======== Provided material

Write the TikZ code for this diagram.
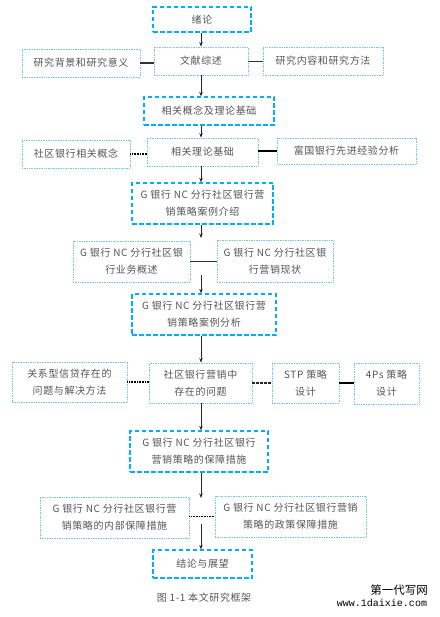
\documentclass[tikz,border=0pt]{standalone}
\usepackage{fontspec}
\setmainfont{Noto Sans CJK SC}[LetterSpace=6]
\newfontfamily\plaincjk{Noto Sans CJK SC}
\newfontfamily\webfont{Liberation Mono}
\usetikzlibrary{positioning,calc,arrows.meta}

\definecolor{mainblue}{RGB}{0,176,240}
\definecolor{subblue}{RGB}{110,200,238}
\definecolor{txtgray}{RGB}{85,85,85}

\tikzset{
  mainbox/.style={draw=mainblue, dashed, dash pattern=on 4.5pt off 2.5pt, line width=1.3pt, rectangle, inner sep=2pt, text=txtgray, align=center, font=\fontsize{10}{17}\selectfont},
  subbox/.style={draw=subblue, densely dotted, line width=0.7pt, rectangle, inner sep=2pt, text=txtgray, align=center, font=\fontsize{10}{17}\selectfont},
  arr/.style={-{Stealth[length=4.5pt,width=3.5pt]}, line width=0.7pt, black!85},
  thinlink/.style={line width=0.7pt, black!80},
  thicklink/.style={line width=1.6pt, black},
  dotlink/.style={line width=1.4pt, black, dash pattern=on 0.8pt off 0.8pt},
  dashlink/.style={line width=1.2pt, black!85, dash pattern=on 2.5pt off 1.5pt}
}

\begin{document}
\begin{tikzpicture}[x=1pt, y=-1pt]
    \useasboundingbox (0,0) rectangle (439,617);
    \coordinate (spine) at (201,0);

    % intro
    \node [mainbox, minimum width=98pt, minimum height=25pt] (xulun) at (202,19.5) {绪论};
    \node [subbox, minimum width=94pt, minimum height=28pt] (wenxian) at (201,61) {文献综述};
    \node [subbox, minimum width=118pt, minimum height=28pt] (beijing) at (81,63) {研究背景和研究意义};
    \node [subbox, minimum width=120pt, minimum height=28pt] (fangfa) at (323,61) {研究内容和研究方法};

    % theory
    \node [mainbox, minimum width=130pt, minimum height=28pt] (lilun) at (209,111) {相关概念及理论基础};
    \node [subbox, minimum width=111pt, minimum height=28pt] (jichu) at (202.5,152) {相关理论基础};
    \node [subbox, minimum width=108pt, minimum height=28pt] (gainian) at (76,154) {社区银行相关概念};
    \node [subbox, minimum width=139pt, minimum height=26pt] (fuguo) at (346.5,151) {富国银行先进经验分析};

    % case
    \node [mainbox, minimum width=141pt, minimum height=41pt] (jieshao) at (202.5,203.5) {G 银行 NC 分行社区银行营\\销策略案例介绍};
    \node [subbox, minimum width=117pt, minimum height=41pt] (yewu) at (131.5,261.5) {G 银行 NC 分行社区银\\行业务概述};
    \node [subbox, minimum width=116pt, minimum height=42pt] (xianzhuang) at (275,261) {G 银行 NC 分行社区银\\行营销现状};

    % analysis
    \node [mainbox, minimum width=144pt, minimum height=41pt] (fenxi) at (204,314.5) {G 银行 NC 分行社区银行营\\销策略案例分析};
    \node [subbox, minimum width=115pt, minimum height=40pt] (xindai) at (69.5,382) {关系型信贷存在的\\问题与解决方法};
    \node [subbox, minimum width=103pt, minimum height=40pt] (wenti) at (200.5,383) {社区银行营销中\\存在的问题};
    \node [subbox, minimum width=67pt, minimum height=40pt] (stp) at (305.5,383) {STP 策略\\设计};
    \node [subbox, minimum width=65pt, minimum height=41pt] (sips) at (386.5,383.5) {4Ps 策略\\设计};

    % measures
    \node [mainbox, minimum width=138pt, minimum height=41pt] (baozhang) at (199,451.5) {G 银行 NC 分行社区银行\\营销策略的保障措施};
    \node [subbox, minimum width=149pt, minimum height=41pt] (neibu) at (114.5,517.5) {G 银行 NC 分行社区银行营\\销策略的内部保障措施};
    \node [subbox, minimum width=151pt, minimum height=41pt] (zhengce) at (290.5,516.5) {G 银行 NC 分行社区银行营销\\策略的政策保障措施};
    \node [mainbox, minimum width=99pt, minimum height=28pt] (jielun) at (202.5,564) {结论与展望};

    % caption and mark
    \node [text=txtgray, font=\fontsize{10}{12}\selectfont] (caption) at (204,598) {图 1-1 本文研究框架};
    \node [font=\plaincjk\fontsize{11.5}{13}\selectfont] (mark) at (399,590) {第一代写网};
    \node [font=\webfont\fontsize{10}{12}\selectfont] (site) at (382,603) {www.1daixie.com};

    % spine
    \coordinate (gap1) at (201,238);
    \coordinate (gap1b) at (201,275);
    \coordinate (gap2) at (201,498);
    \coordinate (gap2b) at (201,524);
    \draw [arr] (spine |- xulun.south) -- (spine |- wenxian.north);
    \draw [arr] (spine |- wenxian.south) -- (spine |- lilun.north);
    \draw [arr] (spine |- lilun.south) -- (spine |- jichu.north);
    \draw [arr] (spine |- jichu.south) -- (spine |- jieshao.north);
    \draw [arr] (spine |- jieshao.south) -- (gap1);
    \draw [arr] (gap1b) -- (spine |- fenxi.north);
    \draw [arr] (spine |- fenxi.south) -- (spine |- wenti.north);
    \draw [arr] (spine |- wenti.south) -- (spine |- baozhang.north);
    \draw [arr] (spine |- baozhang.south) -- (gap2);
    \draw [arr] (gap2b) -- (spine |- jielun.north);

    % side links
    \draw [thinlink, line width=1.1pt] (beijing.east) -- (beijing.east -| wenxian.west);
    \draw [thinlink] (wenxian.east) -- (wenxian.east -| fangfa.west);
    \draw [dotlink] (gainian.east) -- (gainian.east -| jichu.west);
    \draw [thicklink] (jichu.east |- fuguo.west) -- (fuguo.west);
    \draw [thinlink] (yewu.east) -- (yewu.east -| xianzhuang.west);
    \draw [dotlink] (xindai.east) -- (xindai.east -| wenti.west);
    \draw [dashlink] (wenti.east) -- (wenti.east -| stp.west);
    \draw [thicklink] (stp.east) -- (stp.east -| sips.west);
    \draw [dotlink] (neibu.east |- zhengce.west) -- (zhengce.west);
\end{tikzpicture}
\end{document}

================

• [Stated goal]: Transcribe the material as is, with images omitted.

• [Solution to the problem]:
Write the TikZ code for this diagram.
\documentclass[tikz,border=0pt]{standalone}
\usepackage{fontspec}
\setmainfont{Noto Sans CJK SC}[LetterSpace=6]
\newfontfamily\plaincjk{Noto Sans CJK SC}
\newfontfamily\webfont{Liberation Mono}
\usetikzlibrary{positioning,calc,arrows.meta}

\definecolor{mainblue}{RGB}{0,176,240}
\definecolor{subblue}{RGB}{110,200,238}
\definecolor{txtgray}{RGB}{85,85,85}

\tikzset{
  mainbox/.style={draw=mainblue, dashed, dash pattern=on 4.5pt off 2.5pt, line width=1.3pt, rectangle, inner sep=2pt, text=txtgray, align=center, font=\fontsize{10}{17}\selectfont},
  subbox/.style={draw=subblue, densely dotted, line width=0.7pt, rectangle, inner sep=2pt, text=txtgray, align=center, font=\fontsize{10}{17}\selectfont},
  arr/.style={-{Stealth[length=4.5pt,width=3.5pt]}, line width=0.7pt, black!85},
  thinlink/.style={line width=0.7pt, black!80},
  thicklink/.style={line width=1.6pt, black},
  dotlink/.style={line width=1.4pt, black, dash pattern=on 0.8pt off 0.8pt},
  dashlink/.style={line width=1.2pt, black!85, dash pattern=on 2.5pt off 1.5pt}
}

\begin{document}
\begin{tikzpicture}[x=1pt, y=-1pt]
    \useasboundingbox (0,0) rectangle (439,617);
    \coordinate (spine) at (201,0);

    % intro
    \node [mainbox, minimum width=98pt, minimum height=25pt] (xulun) at (202,19.5) {绪论};
    \node [subbox, minimum width=94pt, minimum height=28pt] (wenxian) at (201,61) {文献综述};
    \node [subbox, minimum width=118pt, minimum height=28pt] (beijing) at (81,63) {研究背景和研究意义};
    \node [subbox, minimum width=120pt, minimum height=28pt] (fangfa) at (323,61) {研究内容和研究方法};

    % theory
    \node [mainbox, minimum width=130pt, minimum height=28pt] (lilun) at (209,111) {相关概念及理论基础};
    \node [subbox, minimum width=111pt, minimum height=28pt] (jichu) at (202.5,152) {相关理论基础};
    \node [subbox, minimum width=108pt, minimum height=28pt] (gainian) at (76,154) {社区银行相关概念};
    \node [subbox, minimum width=139pt, minimum height=26pt] (fuguo) at (346.5,151) {富国银行先进经验分析};

    % case
    \node [mainbox, minimum width=141pt, minimum height=41pt] (jieshao) at (202.5,203.5) {G 银行 NC 分行社区银行营\\销策略案例介绍};
    \node [subbox, minimum width=117pt, minimum height=41pt] (yewu) at (131.5,261.5) {G 银行 NC 分行社区银\\行业务概述};
    \node [subbox, minimum width=116pt, minimum height=42pt] (xianzhuang) at (275,261) {G 银行 NC 分行社区银\\行营销现状};

    % analysis
    \node [mainbox, minimum width=144pt, minimum height=41pt] (fenxi) at (204,314.5) {G 银行 NC 分行社区银行营\\销策略案例分析};
    \node [subbox, minimum width=115pt, minimum height=40pt] (xindai) at (69.5,382) {关系型信贷存在的\\问题与解决方法};
    \node [subbox, minimum width=103pt, minimum height=40pt] (wenti) at (200.5,383) {社区银行营销中\\存在的问题};
    \node [subbox, minimum width=67pt, minimum height=40pt] (stp) at (305.5,383) {STP 策略\\设计};
    \node [subbox, minimum width=65pt, minimum height=41pt] (sips) at (386.5,383.5) {4Ps 策略\\设计};

    % measures
    \node [mainbox, minimum width=138pt, minimum height=41pt] (baozhang) at (199,451.5) {G 银行 NC 分行社区银行\\营销策略的保障措施};
    \node [subbox, minimum width=149pt, minimum height=41pt] (neibu) at (114.5,517.5) {G 银行 NC 分行社区银行营\\销策略的内部保障措施};
    \node [subbox, minimum width=151pt, minimum height=41pt] (zhengce) at (290.5,516.5) {G 银行 NC 分行社区银行营销\\策略的政策保障措施};
    \node [mainbox, minimum width=99pt, minimum height=28pt] (jielun) at (202.5,564) {结论与展望};

    % caption and mark
    \node [text=txtgray, font=\fontsize{10}{12}\selectfont] (caption) at (204,598) {图 1-1 本文研究框架};
    \node [font=\plaincjk\fontsize{11.5}{13}\selectfont] (mark) at (399,590) {第一代写网};
    \node [font=\webfont\fontsize{10}{12}\selectfont] (site) at (382,603) {www.1daixie.com};

    % spine
    \coordinate (gap1) at (201,238);
    \coordinate (gap1b) at (201,275);
    \coordinate (gap2) at (201,498);
    \coordinate (gap2b) at (201,524);
    \draw [arr] (spine |- xulun.south) -- (spine |- wenxian.north);
    \draw [arr] (spine |- wenxian.south) -- (spine |- lilun.north);
    \draw [arr] (spine |- lilun.south) -- (spine |- jichu.north);
    \draw [arr] (spine |- jichu.south) -- (spine |- jieshao.north);
    \draw [arr] (spine |- jieshao.south) -- (gap1);
    \draw [arr] (gap1b) -- (spine |- fenxi.north);
    \draw [arr] (spine |- fenxi.south) -- (spine |- wenti.north);
    \draw [arr] (spine |- wenti.south) -- (spine |- baozhang.north);
    \draw [arr] (spine |- baozhang.south) -- (gap2);
    \draw [arr] (gap2b) -- (spine |- jielun.north);

    % side links
    \draw [thinlink, line width=1.1pt] (beijing.east) -- (beijing.east -| wenxian.west);
    \draw [thinlink] (wenxian.east) -- (wenxian.east -| fangfa.west);
    \draw [dotlink] (gainian.east) -- (gainian.east -| jichu.west);
    \draw [thicklink] (jichu.east |- fuguo.west) -- (fuguo.west);
    \draw [thinlink] (yewu.east) -- (yewu.east -| xianzhuang.west);
    \draw [dotlink] (xindai.east) -- (xindai.east -| wenti.west);
    \draw [dashlink] (wenti.east) -- (wenti.east -| stp.west);
    \draw [thicklink] (stp.east) -- (stp.east -| sips.west);
    \draw [dotlink] (neibu.east |- zhengce.west) -- (zhengce.west);
\end{tikzpicture}
\end{document}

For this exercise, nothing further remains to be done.